Chapter 1 - Definition: Translational and Personalised Medicine, Biomarkers, Pharmacodynamics

Our understanding of the complex underlying mechanisms of cancer development and progression has improved with the application of novel laboratory-based techniques including DNA sequencing, Gene expression profiling, analysis of DNA methylation, and proteomics. Following the publication of the first full-length human genome sequence in 2001, there have been many large-scale sequencing initiatives such as the Cancer Genome Atlas (TCGA) and the International Cancer Genome Consortium (ICGC), projects that have characterised genomic alterations in solid tumours. These investigations have uncovered key mutations and molecular pathways involved in oncogenesis and cell proliferation that have an important impact on the diagnosis, prognosis, and treatment of patients and have enabled the tailoring of anti-cancer therapy in clinical practice. These discoveries also have important implications for individuals at high risk for developing certain solid tumours by identifying patients who may benefit from more intensive screening. For example, women with pathogenic germline mutations in the BRCA1 or BRCA2 tumour suppressor genes, involved in DNA repair of double-stranded breaks, are predisposed to developing breast, ovarian, and other cancers and are candidates for more specialised cancer screening programmes.
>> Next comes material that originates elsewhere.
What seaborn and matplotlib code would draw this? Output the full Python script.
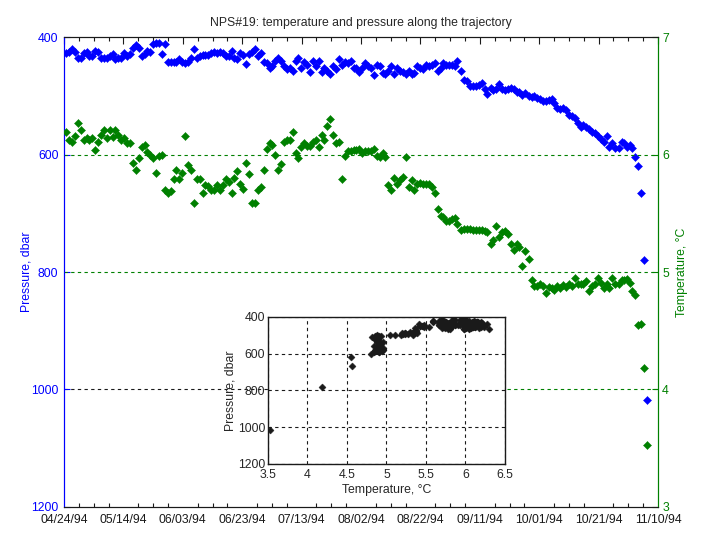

In addition to advances in molecular biology techniques, there have also been developments in diagnostic imaging and histopathology that have enabled more accurate diagnosis and characterisation of solid tumours and have provided for better monitoring of tumour response to treatment. For example, the development of fluorescence in situ hybridisation (FISH) techniques for use in the clinical laboratory has facilitated the routine testing of breast tumours for ERBB2 (HER2/neu) Gene amplification in cases where Immunohistochemistry staining is equivocal.

The identification of common genetic alterations in solid tumours, along with the development of high-throughput and cost-effective molecular diagnostics, is paving the way to enable the individualisation of cancer treatment.